Ge, Roma divide Recchi da «Nani»

C’è un nuovo attore, e pesante, del risiko bancario italiano. Mica la Tenuta Sant’Anna srl o la finanziaria Piquadro spa. Si tratta, attenzione attenzione, della General Electric. Un colosso da 152 miliardi di fatturato, che porta a casa utili vicini a 17 miliardi. Con i profitti di un anno si ripaga il valore di Borsa di Capitalia. Il suo presidente italiano, in una intervista a un quotidiano finanziario, ieri è stato esplicito sulla banca romana: «Dal punto di vista delle dimensioni può far fronte a un investimento del genere». Interessi sulla Bpi?: «Non lo escludo. È un dossier da valutare. Non è il solo». Legna al fuoco ce n’è tanta. Da una Popolare, che ha il voto capitario e qualche passato giudiziario, a Capitalia che ha un patto di sindacato che potrebbe ballare. Inusuale svelare un dossier. Ma di questi tempi è tutto possibile.
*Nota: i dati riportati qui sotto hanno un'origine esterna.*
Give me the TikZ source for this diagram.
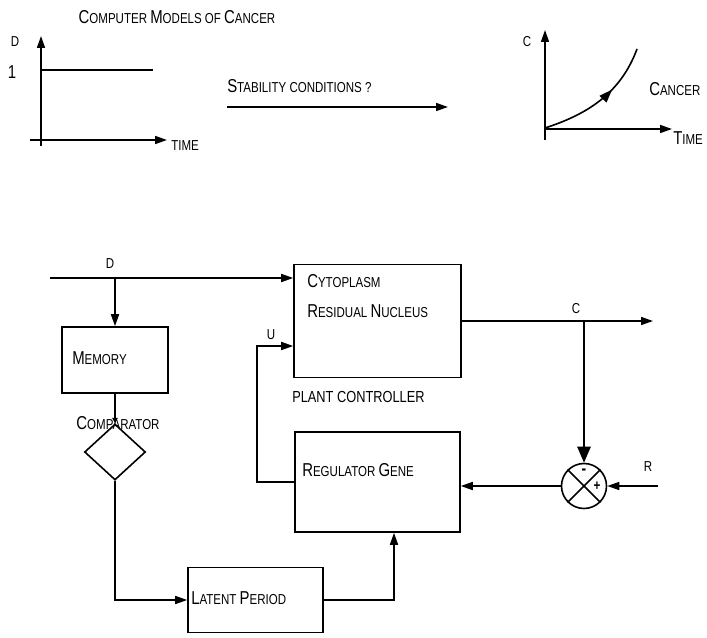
\documentclass[tikz,border=0pt]{standalone}
\usepackage{fontspec}
\setmainfont{Liberation Sans}[FakeStretch=0.8]
\usetikzlibrary{positioning, calc, arrows.meta, shapes.geometric, decorations.markings}

\tikzset{
    block/.style={draw, line width=1.2pt, inner sep=0pt},
    wire/.style={line width=1.2pt},
    lbl/.style={inner sep=0pt, font=\fontsize{10.8}{11}\selectfont},
    midarrow/.style={postaction={decorate}, decoration={markings,
        mark=at position 0.62 with {\arrow{Triangle[length=10pt,width=7pt]}}}},
}
\newcommand{\ini}[1]{{\fontsize{14}{14}\selectfont #1}}

\begin{document}
\begin{tikzpicture}[x=0.75pt, y=-0.75pt, >={Triangle[length=9pt,width=6pt]}]
    \useasboundingbox (0,0) rectangle (707,638);

    % ==========================================
    % TOP ROW: input step, question, cancer growth
    % ==========================================
    \node[lbl] (title) at (177,17) {\ini{C}OMPUTER \ini{M}ODELS OF \ini{C}ANCER};

    % Left graph (D versus time)
    \draw[wire, ->] (41,146) -- (41,36);
    \draw[wire, ->] (30,140) -- (167,140);
    \draw[wire] (41,70) -- (153,70);
    \node[lbl] (dlab) at (15,42) {D};
    \node[inner sep=0pt, font=\fontsize{14}{14}\selectfont] (one) at (12,72) {1};
    \node[lbl, anchor=west] (time1) at (171,146) {TIME};

    % Question arrow
    \node[lbl, anchor=west] (stab) at (227,86) {\ini{S}TABILITY CONDITIONS ?};
    \draw[wire, ->] (227,107) -- (448,107);

    % Right graph (C versus time)
    \draw[wire, ->] (545,140) -- (545,30);
    \draw[wire, ->] (545,129) -- (672,129);
    \draw[wire, midarrow] (545,128) .. controls (585,115) and (620,95) .. (637,49);
    \node[lbl] (clab) at (527,42) {C};
    \node[lbl, anchor=west] (cancer) at (649,89) {\ini{C}ANCER};
    \node[lbl, anchor=west] (time2) at (673,138) {\ini{T}IME};

    % ==========================================
    % BOTTOM: block diagram of the control loop
    % ==========================================
    \node[block, minimum width=79.5pt, minimum height=49.5pt] (memory) at (115,360) {};
    \node[block, diamond, minimum width=45.75pt, minimum height=42pt] (comp) at (115,452) {};
    \node[block, minimum width=101.25pt, minimum height=48.75pt] (latent) at (255.5,600) {};
    \node[block, minimum width=125.25pt, minimum height=84.75pt] (cyto) at (377.5,321) {};
    \node[block, minimum width=123.75pt, minimum height=75pt] (reg) at (377.5,482) {};
    \node[block, circle, minimum size=33.75pt] (sum) at (584,486) {};

    % Box texts
    \node[lbl, anchor=west] (memtxt) at (72,358) {\ini{M}EMORY};
    \node[lbl] (comptxt) at (118,423) {\ini{C}OMPARATOR};
    \node[lbl, anchor=west] (lattxt) at (191,598) {\ini{L}ATENT \ini{P}ERIOD};
    \node[lbl, anchor=west] (cytotxt) at (307,281) {\ini{C}YTOPLASM};
    \node[lbl, anchor=west] (restxt) at (307,311) {\ini{R}ESIDUAL \ini{N}UCLEUS};
    \node[lbl, anchor=west] (regtxt) at (302,470) {\ini{R}EGULATOR \ini{G}ENE};
    \node[inner sep=0pt, anchor=west, font=\fontsize{12}{12}\selectfont] (plant) at (292,397) {PLANT CONTROLLER};

    % Summing junction signs
    \draw[wire] (sum.north west) -- (sum.south east);
    \draw[wire] (sum.north east) -- (sum.south west);
    \node[inner sep=0pt, font=\bfseries\fontsize{13}{13}\selectfont] (minus) at (584,472) {-};
    \node[inner sep=0pt, font=\bfseries\fontsize{11}{11}\selectfont] (plus) at (597,486) {+};

    % Signal points
    \coordinate (din) at (50,278);
    \coordinate (dsplit) at (115,278);
    \coordinate (cout) at (653,321);
    \coordinate (csplit) at (584,321);
    \coordinate (rin) at (658,486);
    \coordinate (uloop) at (257,482);
    \coordinate (uin) at ($(cyto.west)+(0,25)$);
    \coordinate (regin) at ($(reg.south)+(16.5,0)$);

    % Signal labels
    \node[lbl] (dsig) at (110,264) {D};
    \node[lbl] (csig) at (576,309) {C};
    \node[lbl] (usig) at (271,335) {U};
    \node[lbl] (rsig) at (648,467) {R};

    % Connectors
    \draw[wire, ->] (din) -- (din -| cyto.west);
    \draw[wire, ->] (dsplit) -- (memory.north);
    \draw[wire, -{Triangle[length=4pt,width=4pt]}] (memory.south) -- (comp.north);
    \draw[wire, ->] (comp.south) |- (latent.west);
    \draw[wire, ->] (latent.east) -| (regin);
    \draw[wire, ->] (reg.west) -- (uloop) |- (uin);
    \draw[wire, ->] (cyto.east |- cout) -- (cout);
    \draw[wire, -{Triangle[length=12pt,width=10pt]}] (csplit) -- (sum.north);
    \draw[wire, ->] (rin) -- (sum.east);
    \draw[wire, ->] (sum.west) -- (sum.west -| reg.east);

\end{tikzpicture}
\end{document}
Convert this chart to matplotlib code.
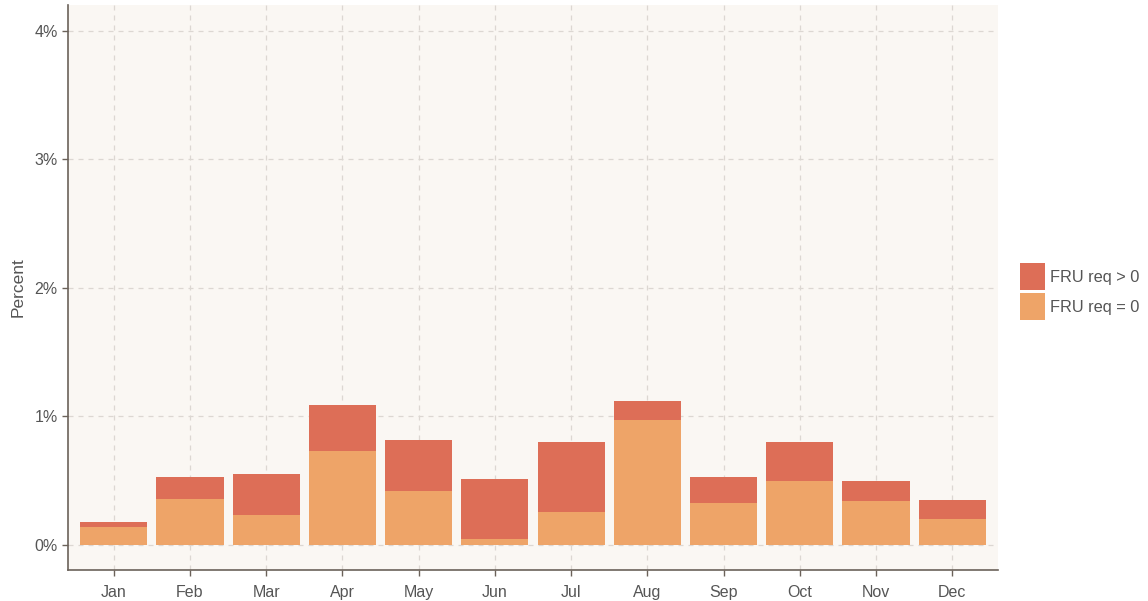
import matplotlib
matplotlib.use("Agg")
import matplotlib.pyplot as plt
import numpy as np
from matplotlib.patches import Patch

plt.rcParams['font.family'] = ['Liberation Sans', 'DejaVu Sans']

months = ["Jan", "Feb", "Mar", "Apr", "May", "Jun", "Jul", "Aug", "Sep", "Oct", "Nov", "Dec"]
fru_eq0 = [0.14, 0.36, 0.23, 0.73, 0.42, 0.05, 0.26, 0.97, 0.33, 0.50, 0.34, 0.20]
total = [0.18, 0.53, 0.55, 1.09, 0.82, 0.51, 0.80, 1.12, 0.53, 0.80, 0.50, 0.35]
fru_gt0 = [t - b for t, b in zip(total, fru_eq0)]
yticks = [0, 1, 2, 3, 4]
ytick_labels = ["0%", "1%", "2%", "3%", "4%"]

c_gt = "#dd6e57"
c_eq = "#eea468"
panel = "#faf7f3"
axcol = "#6b625a"
txt = "#555555"

fig = plt.figure(figsize=(11.48, 6.01), dpi=100)
ax = fig.add_axes([68/1148, 31/601, 930/1148, 565/601])
ax.set_facecolor(panel)

x = np.arange(1, 13)
ax.set_axisbelow(True)
ax.grid(True, color="#dcd7d2", linestyle=(0, (4, 4)), linewidth=0.9)
ax.bar(x, fru_eq0, width=0.88, color=c_eq, zorder=2)
ax.bar(x, fru_gt0, bottom=fru_eq0, width=0.88, color=c_gt, zorder=2)

ax.set_xlim(0.4, 12.6)
ax.set_ylim(-0.194, 4.2)
ax.set_xticks(x)
ax.set_xticklabels(months)
ax.set_yticks(yticks)
ax.set_yticklabels(ytick_labels)
ax.tick_params(colors=axcol, labelcolor=txt, labelsize=11.5, length=4, width=1)
ax.tick_params(axis="x", pad=7)
for s in ["top", "right"]:
    ax.spines[s].set_visible(False)
for s in ["left", "bottom"]:
    ax.spines[s].set_color(axcol)
    ax.spines[s].set_linewidth(1.2)
ax.set_ylabel("Percent", color=txt, fontsize=12.5, labelpad=6)

handles = [Patch(facecolor=c_gt, edgecolor="none", label="FRU req > 0"),
           Patch(facecolor=c_eq, edgecolor="none", label="FRU req = 0")]
fig.legend(handles=handles, loc="center left", bbox_to_anchor=(1020/1148, 1 - 291.5/601),
           frameon=False, fontsize=11.8, handlelength=1.525, handleheight=2.157,
           handletextpad=0.3, labelspacing=0.18, labelcolor=txt, borderaxespad=0,
           borderpad=0)

fig.savefig("out.png", dpi=100, facecolor="white")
Qua evidentemente non si scherza. Accidenti, anche la politica è ben conosciuta. «Noi in Italia ci muoviamo da italiani, come dimostra la nostra storia. E Roma è una città di grande interesse. Proprio l’altro ieri Veltroni mi faceva notare che il Pil della capitale crescerà del 4,5% annuo, tre volte tanto la media nazionale». Viene però da chiedersi se Giuseppe Recchi, presidente italiano della General Electric, vada d’accordo con il presidente e amministratore delegato di Ge international. Affettuosamente in azienda viene chiamato «Nani»: il cognome è Beccalli Falco. Solo poche settimane fa, in una pubblicità sul Wall Streeett Journal, ricordava la bellezza e la forza economica della Francia.

Ne sponsorizzava le capacità innovative. E nelle ultime righe sosteneva con un certo orgoglio (da italiano in Francia) che Parigi era «cento volte» meglio di Roma. Viene da chiedersi se i dossier di Recchi valgano più dei giudizi di «Nani».